◆ Set exercise
Work out how many lines hold the string "script". Give that number and nothing more.
^^^^
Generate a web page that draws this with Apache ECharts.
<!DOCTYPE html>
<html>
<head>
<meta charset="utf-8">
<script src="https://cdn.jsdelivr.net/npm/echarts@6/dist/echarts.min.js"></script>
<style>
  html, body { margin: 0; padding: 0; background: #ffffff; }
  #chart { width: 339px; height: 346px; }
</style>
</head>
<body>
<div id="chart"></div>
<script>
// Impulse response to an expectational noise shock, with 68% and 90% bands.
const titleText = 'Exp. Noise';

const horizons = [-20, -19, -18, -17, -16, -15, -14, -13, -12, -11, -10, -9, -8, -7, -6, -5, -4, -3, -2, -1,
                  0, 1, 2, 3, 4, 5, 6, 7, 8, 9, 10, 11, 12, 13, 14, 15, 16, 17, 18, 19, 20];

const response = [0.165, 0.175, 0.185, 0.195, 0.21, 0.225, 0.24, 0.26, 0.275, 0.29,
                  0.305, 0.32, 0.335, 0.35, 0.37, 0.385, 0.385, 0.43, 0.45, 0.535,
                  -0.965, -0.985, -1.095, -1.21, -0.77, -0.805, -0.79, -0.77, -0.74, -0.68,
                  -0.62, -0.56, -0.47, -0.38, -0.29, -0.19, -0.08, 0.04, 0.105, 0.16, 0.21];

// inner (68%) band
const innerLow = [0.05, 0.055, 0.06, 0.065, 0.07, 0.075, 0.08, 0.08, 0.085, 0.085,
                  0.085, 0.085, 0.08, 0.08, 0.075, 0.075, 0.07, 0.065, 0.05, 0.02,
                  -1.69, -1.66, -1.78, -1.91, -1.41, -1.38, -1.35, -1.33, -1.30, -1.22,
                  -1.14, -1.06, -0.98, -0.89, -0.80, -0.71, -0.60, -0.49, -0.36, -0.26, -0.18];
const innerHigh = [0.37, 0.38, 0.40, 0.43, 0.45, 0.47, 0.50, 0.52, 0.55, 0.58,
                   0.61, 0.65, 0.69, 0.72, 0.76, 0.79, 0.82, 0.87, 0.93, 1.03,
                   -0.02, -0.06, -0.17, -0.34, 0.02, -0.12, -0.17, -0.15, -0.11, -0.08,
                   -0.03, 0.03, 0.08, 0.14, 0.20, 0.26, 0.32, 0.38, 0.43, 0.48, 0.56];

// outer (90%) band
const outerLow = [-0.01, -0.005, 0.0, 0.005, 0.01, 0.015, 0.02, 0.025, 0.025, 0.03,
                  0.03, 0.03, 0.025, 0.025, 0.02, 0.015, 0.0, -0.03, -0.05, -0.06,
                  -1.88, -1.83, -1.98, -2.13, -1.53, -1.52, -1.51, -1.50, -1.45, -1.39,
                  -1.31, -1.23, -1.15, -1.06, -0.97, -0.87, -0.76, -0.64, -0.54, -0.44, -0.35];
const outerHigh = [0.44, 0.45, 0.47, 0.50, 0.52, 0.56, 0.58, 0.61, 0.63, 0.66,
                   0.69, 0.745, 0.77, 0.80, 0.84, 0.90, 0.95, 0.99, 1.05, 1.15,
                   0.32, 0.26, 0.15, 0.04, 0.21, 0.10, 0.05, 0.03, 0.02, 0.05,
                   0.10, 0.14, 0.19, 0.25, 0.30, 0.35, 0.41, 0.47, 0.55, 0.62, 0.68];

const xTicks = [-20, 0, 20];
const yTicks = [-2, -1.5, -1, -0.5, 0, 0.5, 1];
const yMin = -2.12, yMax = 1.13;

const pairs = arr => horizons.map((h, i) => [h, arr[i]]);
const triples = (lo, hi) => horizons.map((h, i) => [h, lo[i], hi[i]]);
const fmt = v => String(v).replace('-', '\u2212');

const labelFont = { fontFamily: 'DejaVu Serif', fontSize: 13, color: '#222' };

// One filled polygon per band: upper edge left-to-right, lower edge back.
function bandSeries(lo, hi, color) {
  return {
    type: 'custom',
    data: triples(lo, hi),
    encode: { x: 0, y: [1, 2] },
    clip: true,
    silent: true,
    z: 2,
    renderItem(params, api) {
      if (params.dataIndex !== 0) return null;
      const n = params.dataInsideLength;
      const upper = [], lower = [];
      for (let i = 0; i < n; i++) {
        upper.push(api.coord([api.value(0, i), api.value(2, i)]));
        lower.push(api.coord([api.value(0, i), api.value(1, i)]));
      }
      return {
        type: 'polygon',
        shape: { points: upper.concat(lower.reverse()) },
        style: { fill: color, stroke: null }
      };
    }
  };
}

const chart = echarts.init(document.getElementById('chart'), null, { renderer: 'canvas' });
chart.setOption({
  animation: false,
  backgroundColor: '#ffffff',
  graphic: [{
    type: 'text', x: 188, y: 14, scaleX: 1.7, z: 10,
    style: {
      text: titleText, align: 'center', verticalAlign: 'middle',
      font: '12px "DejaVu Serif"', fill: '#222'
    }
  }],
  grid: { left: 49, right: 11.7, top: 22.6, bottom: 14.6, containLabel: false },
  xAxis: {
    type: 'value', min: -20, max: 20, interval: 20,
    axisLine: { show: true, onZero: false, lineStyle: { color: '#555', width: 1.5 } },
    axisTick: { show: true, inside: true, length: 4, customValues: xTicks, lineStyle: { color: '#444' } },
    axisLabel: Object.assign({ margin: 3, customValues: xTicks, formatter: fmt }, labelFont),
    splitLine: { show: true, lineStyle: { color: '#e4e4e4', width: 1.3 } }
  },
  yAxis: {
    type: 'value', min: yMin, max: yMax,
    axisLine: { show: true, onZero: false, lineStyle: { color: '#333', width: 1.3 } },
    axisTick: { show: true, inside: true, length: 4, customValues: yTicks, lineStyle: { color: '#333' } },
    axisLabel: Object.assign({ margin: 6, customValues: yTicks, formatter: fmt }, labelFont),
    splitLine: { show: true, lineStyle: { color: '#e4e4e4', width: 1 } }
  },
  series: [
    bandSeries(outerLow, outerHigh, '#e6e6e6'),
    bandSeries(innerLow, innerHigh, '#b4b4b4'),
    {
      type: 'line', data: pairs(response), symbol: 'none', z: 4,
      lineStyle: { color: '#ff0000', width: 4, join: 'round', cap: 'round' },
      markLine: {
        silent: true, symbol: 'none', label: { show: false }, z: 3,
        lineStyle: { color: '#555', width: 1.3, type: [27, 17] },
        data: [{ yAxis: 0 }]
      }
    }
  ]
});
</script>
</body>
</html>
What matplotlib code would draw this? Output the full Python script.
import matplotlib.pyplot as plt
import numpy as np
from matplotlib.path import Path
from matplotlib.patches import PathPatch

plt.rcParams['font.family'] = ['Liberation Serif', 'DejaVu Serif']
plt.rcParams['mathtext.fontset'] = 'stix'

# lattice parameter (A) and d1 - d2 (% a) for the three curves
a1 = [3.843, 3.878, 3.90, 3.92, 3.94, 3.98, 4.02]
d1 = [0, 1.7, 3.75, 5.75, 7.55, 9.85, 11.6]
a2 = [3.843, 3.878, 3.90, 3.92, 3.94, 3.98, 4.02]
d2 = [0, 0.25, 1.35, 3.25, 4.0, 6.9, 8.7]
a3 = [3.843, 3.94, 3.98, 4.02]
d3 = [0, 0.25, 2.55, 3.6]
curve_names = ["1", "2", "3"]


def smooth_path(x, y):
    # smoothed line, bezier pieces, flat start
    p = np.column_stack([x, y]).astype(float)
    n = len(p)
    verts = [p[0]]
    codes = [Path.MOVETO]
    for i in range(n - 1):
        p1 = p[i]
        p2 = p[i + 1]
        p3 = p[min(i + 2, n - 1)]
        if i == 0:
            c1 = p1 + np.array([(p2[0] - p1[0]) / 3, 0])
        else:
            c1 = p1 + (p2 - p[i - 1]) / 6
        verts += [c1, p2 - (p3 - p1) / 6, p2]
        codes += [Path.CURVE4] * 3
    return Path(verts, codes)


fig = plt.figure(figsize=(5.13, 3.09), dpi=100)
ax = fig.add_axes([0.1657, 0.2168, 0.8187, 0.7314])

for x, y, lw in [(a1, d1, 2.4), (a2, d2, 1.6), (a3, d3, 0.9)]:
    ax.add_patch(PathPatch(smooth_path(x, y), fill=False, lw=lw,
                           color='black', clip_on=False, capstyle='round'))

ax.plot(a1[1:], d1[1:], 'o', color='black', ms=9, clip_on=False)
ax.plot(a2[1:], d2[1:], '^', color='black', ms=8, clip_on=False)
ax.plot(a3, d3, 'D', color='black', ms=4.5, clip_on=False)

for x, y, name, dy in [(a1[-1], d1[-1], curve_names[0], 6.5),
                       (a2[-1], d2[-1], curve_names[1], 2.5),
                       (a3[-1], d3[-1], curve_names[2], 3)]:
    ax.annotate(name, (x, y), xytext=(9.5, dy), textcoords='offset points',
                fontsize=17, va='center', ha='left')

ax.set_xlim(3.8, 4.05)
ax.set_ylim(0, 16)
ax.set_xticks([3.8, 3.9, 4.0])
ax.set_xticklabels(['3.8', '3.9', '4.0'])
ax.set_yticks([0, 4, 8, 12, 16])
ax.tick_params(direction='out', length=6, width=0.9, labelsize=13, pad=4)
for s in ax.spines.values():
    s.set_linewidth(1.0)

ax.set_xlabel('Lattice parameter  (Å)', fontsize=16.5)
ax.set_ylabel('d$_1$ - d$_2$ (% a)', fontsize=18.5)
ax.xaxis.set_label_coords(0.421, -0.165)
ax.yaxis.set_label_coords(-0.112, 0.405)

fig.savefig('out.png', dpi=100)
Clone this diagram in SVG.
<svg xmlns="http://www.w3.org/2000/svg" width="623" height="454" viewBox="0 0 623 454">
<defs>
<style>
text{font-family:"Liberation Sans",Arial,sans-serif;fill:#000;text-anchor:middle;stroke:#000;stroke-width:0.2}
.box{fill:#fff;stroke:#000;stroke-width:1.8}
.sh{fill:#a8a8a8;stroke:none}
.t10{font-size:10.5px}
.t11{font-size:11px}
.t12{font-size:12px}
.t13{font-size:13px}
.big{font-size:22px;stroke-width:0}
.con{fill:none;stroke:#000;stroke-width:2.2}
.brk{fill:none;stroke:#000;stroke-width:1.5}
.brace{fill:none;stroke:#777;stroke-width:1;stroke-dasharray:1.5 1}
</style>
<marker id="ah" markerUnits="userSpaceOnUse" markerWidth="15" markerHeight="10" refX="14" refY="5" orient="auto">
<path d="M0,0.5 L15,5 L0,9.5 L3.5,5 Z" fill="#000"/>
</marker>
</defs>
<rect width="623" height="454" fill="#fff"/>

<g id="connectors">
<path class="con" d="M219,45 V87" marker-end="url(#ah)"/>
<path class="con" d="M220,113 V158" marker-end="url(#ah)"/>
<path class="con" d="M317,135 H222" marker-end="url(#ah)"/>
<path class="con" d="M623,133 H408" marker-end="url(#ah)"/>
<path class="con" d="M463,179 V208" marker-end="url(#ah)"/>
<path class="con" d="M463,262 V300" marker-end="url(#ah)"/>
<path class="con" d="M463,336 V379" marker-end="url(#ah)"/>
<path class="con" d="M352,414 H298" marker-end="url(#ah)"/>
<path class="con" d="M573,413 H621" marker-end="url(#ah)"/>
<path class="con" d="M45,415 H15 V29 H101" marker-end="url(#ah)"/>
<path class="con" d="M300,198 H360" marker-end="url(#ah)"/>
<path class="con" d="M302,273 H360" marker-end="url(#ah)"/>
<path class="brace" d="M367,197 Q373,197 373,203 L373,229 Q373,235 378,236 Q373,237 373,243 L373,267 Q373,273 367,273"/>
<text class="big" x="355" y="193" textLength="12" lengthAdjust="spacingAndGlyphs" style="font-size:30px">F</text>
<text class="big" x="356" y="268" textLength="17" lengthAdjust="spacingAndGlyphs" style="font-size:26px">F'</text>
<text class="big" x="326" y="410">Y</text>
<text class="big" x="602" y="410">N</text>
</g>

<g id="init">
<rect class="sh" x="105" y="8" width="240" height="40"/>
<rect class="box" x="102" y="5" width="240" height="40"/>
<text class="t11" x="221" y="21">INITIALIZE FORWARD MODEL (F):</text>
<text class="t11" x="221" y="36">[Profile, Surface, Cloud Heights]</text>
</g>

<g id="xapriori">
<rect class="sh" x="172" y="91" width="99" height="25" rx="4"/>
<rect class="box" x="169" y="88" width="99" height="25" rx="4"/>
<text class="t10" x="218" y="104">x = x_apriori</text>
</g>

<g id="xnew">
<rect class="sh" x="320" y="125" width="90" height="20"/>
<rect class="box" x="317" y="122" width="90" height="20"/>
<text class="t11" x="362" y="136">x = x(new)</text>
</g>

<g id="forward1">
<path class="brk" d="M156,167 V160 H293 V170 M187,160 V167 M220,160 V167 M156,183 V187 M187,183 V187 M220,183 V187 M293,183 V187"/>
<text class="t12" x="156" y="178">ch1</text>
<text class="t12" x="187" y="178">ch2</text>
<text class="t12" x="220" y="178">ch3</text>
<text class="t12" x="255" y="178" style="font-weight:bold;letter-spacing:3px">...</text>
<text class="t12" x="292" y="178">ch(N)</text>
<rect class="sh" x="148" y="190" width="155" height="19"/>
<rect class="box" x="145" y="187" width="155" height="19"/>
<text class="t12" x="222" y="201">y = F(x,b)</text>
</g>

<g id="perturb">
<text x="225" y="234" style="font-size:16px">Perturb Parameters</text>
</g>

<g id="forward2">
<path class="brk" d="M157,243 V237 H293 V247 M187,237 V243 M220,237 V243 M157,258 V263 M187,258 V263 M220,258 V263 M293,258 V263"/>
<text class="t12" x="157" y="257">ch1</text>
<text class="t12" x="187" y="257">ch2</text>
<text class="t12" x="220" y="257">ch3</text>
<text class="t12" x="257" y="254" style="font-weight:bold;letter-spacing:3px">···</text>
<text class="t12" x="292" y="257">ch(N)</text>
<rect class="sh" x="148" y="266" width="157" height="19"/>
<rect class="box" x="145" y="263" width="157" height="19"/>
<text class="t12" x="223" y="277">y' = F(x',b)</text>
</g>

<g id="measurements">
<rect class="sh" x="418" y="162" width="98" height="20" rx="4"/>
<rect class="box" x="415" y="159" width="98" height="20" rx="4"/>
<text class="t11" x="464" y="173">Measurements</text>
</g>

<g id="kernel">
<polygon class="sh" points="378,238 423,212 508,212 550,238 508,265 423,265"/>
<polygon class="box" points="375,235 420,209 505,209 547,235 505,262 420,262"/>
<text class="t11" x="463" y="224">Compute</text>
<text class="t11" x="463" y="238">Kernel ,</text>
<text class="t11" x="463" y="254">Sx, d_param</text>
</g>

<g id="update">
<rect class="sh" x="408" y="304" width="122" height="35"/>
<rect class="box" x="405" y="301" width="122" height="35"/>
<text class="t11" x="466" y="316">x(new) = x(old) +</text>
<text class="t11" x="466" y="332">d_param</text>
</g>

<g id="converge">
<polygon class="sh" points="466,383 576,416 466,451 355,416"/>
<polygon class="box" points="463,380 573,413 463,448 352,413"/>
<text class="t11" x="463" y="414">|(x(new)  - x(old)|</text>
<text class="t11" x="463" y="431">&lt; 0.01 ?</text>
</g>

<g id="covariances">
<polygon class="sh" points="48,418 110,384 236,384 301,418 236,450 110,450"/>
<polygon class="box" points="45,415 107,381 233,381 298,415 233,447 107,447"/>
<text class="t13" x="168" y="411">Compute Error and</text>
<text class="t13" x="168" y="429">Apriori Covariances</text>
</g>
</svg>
^^^^
◆ Solution for this problem
4